An exponential function is a mathematical expression that features a constant base raised to a variable exponent. In our case, the function is given as \(g(x) = 8^x\). Here, the base is \(8\) which means that as \(x\) changes, the value of \(g(x)\) grows or shrinks exponentially. This makes exponential functions very interesting and powerful, especially in modeling situations where growth occurs at a rapid rate.
Exponential functions are characterized by their unique growth patterns. Unlike linear functions, which increase at a constant rate, exponential functions grow faster and faster as \(x\) increases.
They form curves on a graph that can rise or fall sharply, depending on the base and the sign of the exponent.

• If the base is greater than \(1\), as the case we have with \(8\), the function will grow exponentially as \(x\) increases, demonstrating exponential growth.
• Conversely, if the exponent is negative, the function will shrink rapidly as \(x\) increases.

Understanding these properties is crucial to graphing exponential functions effectively.

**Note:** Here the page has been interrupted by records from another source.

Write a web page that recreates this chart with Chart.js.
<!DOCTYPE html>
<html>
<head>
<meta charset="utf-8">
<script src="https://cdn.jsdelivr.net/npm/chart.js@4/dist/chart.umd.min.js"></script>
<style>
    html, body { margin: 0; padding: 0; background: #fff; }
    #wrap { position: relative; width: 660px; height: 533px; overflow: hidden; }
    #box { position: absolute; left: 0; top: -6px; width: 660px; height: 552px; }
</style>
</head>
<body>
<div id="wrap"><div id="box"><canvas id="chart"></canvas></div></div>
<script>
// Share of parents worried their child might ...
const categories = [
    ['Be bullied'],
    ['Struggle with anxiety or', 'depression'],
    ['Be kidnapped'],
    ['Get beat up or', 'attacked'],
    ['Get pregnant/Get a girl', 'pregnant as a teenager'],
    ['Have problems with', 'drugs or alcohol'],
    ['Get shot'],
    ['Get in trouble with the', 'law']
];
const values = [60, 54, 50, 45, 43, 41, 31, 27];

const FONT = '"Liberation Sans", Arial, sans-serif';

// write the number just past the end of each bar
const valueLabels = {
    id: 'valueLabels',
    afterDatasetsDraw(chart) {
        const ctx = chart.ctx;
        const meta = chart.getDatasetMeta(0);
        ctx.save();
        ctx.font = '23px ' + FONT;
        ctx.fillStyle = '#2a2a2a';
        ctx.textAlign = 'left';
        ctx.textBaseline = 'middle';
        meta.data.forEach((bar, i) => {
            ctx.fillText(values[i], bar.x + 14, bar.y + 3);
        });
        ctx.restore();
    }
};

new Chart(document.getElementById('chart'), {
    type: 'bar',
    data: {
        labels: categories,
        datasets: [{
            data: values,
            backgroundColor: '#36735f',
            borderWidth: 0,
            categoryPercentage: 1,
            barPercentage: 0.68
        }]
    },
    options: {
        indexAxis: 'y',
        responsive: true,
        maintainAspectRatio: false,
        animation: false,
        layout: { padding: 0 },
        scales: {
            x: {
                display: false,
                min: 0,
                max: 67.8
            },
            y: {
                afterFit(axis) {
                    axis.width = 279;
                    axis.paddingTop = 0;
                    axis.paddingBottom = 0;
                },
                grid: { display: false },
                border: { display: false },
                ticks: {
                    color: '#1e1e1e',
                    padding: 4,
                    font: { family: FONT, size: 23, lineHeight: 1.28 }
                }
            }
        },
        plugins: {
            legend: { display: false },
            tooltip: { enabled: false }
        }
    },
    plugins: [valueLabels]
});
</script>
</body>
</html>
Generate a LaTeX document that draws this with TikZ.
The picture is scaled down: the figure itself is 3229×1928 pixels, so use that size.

A table of values is an essential tool in graph sketching, especially for unfamiliar functions like \(g(x) = 8^x\). Constructing a table of values allows us to see the behavior of the function across different inputs of \(x\).
When creating a table of values, you choose several input values for \(x\), calculate the corresponding \(g(x)\) values, and document them in a simple and organized manner:

• \(x = -2\): \(g(x) = \frac{1}{64}\)
• \(x = -1\): \(g(x) = \frac{1}{8}\)
• \(x = 0\): \(g(x) = 1\)
• \(x = 1\): \(g(x) = 8\)
• \(x = 2\): \(g(x) = 64\)
• \(x = 3\): \(g(x) = 512\)

This organized set of points gives us solid ground for plotting and sketching the graph. Each calculated point represents a specific point on the curve in the coordinate plane, paving the way for understanding the function's behavior at those points and beyond.

The coordinate plane is a two-dimensional surface where we can plot functions by marking points that correspond to specific input-output pairs. This plane consists of two axes: the horizontal \(x\)-axis and the vertical \(y\)-axis.
In our example, each point in the table of values for the function \(g(x) = 8^x\) is plotted on this plane by following these guidelines:

• Select an \(x\) value from your table.
• Locate this \(x\) value on the horizontal axis.
• Find \(g(x)\), the computed value, on the vertical axis.
• Mark the point where the \(x\) and \(g(x)\) intersect.

As plotted points from the values \((-2, \frac{1}{64})\), \((-1, \frac{1}{8})\), \((0, 1)\), \((1, 8)\), \((2, 64)\), and \((3, 512)\), these form the outline of the graph for the function \(g(x) = 8^x\). The relationship on the coordinate plane visually displays the exponential nature of the function, showing rapid growth for increasing positive \(x\) values, and approaching zero as \(x\) decreases.

Exponential growth refers to the process where quantities like populations or values of an investment increase at a rate proportional to their current size. This distinguishes it from linear growth, where additions are constant, not dependent on existing quantities.
In mathematical terms, exponential growth is aptly demonstrated by functions like \(g(x) = 8^x\). As \(x\) increases, \(g(x)\) doesn't grow linearly but rather multiplies at an increasing rate. Hence, even a slight increase in \(x\) can result in a significant increment to the function's value.
In real-world applications, exponential growth is often found in areas such as finance (interest calculations), populations (populations doubling over time), or any scenario where a quantity multiplies rapidly. The exponential function of our exercise elegantly models this behavior, offering a graphical representation that shows explosive growth as you move right along the \(x\)-axis.
Recognizing the pattern of exponential growth is pivotal, as it helps in predicting trends and understanding potential outcomes in practical scenarios. Understanding these can guide in making informed decisions based on mathematical projections.